Fathers are different from mothers. They look different, they sound different, they play in a different way, and they usually have a different approach to raising children than a mother does. And that’s a good thing. A boy learns from his father, without even realizing he’s doing it, what a man is and does. He learns about masculinity, about what men like and don’t like. Many adult men report that they either wanted to be “just like my dad”—or wanted to be his exact opposite. Fathers undoubtedly have a powerful influence on their growing sons, and it begins from the moment of birth.
Fatherhood in the Early Years
Imagine a couple who have just welcomed the birth of a son. Curt was thrilled when his wife Nancy announced that she was pregnant with their first child. He was even more excited when tests showed that the baby was a boy. Curt had wonderful memories of camping trips and fishing expeditions with his own dad, and he looked forward to giving his son a happy and loving childhood. He attended childbirth classes enthusiastically, listened to parenting books on tape as he drove to work each day, and was right beside Nancy when she gave birth to Alex.
Once Alex was at home, though, Curt began to feel unsure of how to behave. Alex was so small. Nancy nursed him and seemed to know just how to handle his burps, cries, and various physical needs. Curt loved watching his wife hold and care for him; Nancy laughed and said they’d need to build an extra room to store the photos Curt was taking. But when it came time for Curt to hold Alex, to feed him, or to bathe him, he felt clumsy and insecure. The baby seemed to be his mom’s territory, and suddenly those camping trips seemed a long time away.
Challenges for Dads
Fathers sometimes find their sons’ infancy challenging. They love the baby and delight in his noises and new activities, but infant care seems to be Mom’s province. Devoted mothers sometimes unwittingly prevent Dad from taking a more active role by insisting that the baby be held, fed, and rocked in a particular way (usually hers). Dads often disappear, falling back on work and providing for their new family. Sometimes they don’t reappear for years, if at all.
A father’s role in the raising of his children has changed dramatically over the past century or two. In generations past, sons expected to follow in their fathers’ footsteps, apprenticing in their work and in their approach to life. During the nineteenth century, however, fathers began to go out to work, and the measure of a man’s success slowly changed. Rather than the closeness of his family and the strength of his family business, a man’s worth could be measured in his income, the value of his house, and the size of his car. Parenting became “women’s work”; fathers were just too busy earning a living. And generations of boys grew up hungering for closeness with a father they barely knew, someone who came home only to eat dinner, look over homework, hear about the day’s misbehavior, and watch a little television.

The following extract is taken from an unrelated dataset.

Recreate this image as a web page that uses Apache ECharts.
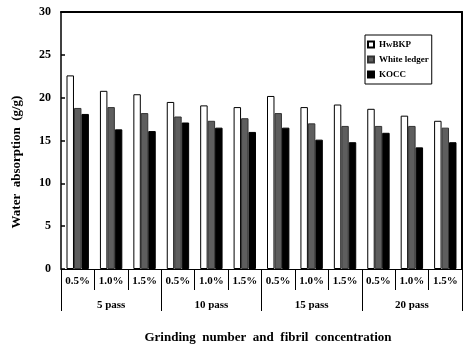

Ross Parke, Ph.D., at the University of California at Riverside, found that fathers are just as good at reading a baby’s emotional cues as mothers are, but they respond in different ways. A father’s active play and stimulation may actually help a baby learn to be aware of his own internal state and to tolerate a wide range of people and activities.
Research shows that without a doubt, fathers are an integral part of their sons’ healthy emotional, physical, and cognitive growth from their first moments of life. Boys whose fathers love them and can demonstrate that love in consistent, caring ways have fewer problems later in life with peers, academics, and delinquent behavior. One study tracked a group of boys and girls for twenty-six years, exploring the roles of both mothers and fathers in nurturing emotional health and empathy. While the mother’s role was important, by far the most influential factor in a child’s emotional health was how involved the father was in a child’s care. In fact, the benefits of having an active, involved father during infancy and early childhood appear to last well into adolescence.